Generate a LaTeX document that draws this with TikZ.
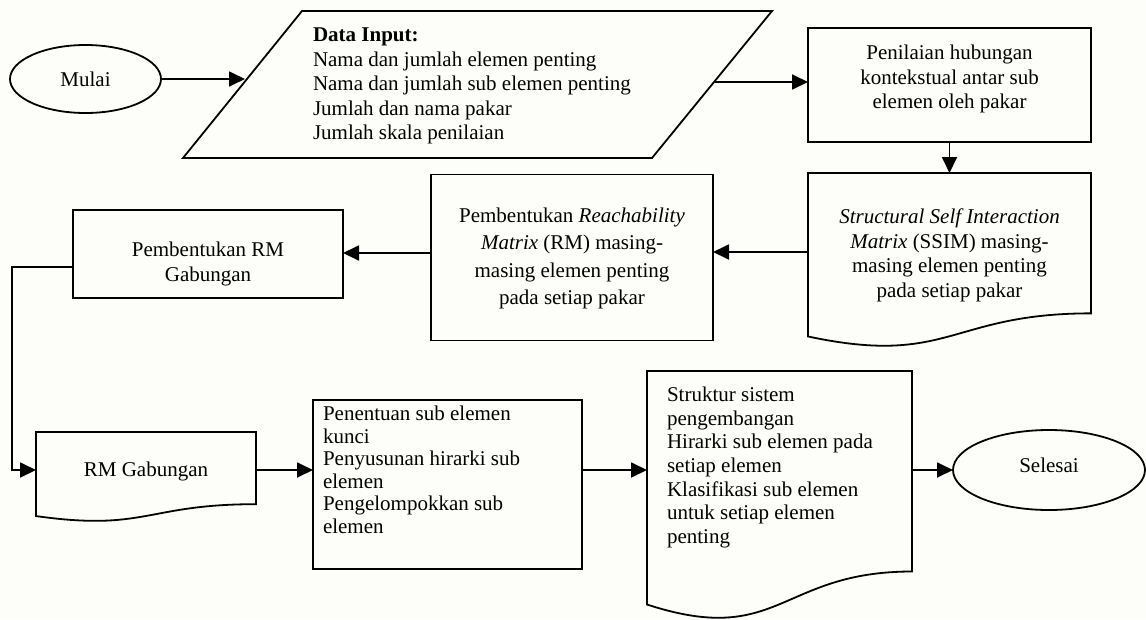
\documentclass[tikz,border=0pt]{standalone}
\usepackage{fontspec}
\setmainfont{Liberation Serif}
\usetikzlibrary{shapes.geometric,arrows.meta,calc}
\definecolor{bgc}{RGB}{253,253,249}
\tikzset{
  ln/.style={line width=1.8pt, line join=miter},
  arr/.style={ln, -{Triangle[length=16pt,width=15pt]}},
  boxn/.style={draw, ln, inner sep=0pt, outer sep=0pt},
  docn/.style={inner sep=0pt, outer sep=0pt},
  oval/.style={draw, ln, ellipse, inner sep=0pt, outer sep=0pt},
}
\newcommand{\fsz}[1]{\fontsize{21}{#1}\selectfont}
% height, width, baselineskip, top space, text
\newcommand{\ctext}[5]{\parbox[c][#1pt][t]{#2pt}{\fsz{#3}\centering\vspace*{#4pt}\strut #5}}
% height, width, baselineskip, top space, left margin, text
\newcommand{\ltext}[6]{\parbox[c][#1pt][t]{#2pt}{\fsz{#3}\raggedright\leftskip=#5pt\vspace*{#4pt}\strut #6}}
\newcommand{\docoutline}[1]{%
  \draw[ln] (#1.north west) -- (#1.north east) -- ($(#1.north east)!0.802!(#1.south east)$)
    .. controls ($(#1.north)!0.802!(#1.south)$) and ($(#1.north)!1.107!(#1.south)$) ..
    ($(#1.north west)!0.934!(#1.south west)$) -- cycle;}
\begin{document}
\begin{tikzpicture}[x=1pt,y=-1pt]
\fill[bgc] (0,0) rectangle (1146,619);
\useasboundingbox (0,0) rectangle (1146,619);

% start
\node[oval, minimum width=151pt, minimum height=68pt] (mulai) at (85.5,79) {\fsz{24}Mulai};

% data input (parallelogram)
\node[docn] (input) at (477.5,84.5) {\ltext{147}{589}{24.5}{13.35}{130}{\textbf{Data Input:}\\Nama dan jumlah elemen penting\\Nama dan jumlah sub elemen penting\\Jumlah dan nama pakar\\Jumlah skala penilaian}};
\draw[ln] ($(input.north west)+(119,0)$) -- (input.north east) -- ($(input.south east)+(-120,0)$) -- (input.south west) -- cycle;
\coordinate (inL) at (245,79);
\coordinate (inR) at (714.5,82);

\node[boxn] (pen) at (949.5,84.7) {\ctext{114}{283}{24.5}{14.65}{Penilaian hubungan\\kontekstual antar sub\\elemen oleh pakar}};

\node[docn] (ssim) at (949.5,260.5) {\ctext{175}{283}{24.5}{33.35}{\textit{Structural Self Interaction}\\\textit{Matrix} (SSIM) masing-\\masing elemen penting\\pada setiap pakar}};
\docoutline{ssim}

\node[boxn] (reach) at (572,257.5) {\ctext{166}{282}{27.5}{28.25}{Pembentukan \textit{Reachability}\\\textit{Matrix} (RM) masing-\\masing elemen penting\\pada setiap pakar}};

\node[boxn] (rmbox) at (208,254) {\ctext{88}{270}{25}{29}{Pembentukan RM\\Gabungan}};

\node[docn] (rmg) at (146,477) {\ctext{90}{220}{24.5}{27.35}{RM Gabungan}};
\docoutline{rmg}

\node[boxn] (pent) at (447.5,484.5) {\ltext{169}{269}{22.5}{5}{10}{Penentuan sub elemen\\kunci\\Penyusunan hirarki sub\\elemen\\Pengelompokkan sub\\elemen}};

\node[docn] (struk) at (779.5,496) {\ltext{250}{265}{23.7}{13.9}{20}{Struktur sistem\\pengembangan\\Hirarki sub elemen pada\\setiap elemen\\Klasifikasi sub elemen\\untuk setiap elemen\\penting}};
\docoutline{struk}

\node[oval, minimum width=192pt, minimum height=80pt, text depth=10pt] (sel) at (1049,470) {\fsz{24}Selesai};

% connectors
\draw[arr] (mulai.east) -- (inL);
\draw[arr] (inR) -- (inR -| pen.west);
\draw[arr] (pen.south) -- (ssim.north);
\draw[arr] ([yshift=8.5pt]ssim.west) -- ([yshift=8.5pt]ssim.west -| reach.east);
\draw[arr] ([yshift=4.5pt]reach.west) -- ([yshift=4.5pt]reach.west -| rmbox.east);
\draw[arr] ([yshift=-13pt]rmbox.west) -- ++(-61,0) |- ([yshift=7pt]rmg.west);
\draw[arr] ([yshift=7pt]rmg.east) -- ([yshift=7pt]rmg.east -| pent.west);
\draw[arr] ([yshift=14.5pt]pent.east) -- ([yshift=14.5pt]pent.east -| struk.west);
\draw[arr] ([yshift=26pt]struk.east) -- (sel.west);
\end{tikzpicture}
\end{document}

### SET PROBLEM:
Print the data above verbatim from the first line through the line holding "minimum width=151pt, minimum", leaving every picture out.

### CORRECT OUTPUT:
Generate a LaTeX document that draws this with TikZ.
\documentclass[tikz,border=0pt]{standalone}
\usepackage{fontspec}
\setmainfont{Liberation Serif}
\usetikzlibrary{shapes.geometric,arrows.meta,calc}
\definecolor{bgc}{RGB}{253,253,249}
\tikzset{
  ln/.style={line width=1.8pt, line join=miter},
  arr/.style={ln, -{Triangle[length=16pt,width=15pt]}},
  boxn/.style={draw, ln, inner sep=0pt, outer sep=0pt},
  docn/.style={inner sep=0pt, outer sep=0pt},
  oval/.style={draw, ln, ellipse, inner sep=0pt, outer sep=0pt},
}
\newcommand{\fsz}[1]{\fontsize{21}{#1}\selectfont}
% height, width, baselineskip, top space, text
\newcommand{\ctext}[5]{\parbox[c][#1pt][t]{#2pt}{\fsz{#3}\centering\vspace*{#4pt}\strut #5}}
% height, width, baselineskip, top space, left margin, text
\newcommand{\ltext}[6]{\parbox[c][#1pt][t]{#2pt}{\fsz{#3}\raggedright\leftskip=#5pt\vspace*{#4pt}\strut #6}}
\newcommand{\docoutline}[1]{%
  \draw[ln] (#1.north west) -- (#1.north east) -- ($(#1.north east)!0.802!(#1.south east)$)
    .. controls ($(#1.north)!0.802!(#1.south)$) and ($(#1.north)!1.107!(#1.south)$) ..
    ($(#1.north west)!0.934!(#1.south west)$) -- cycle;}
\begin{document}
\begin{tikzpicture}[x=1pt,y=-1pt]
\fill[bgc] (0,0) rectangle (1146,619);
\useasboundingbox (0,0) rectangle (1146,619);

% start
\node[oval, minimum width=151pt, minimum height=68pt] (mulai) at (85.5,79) {\fsz{24}Mulai};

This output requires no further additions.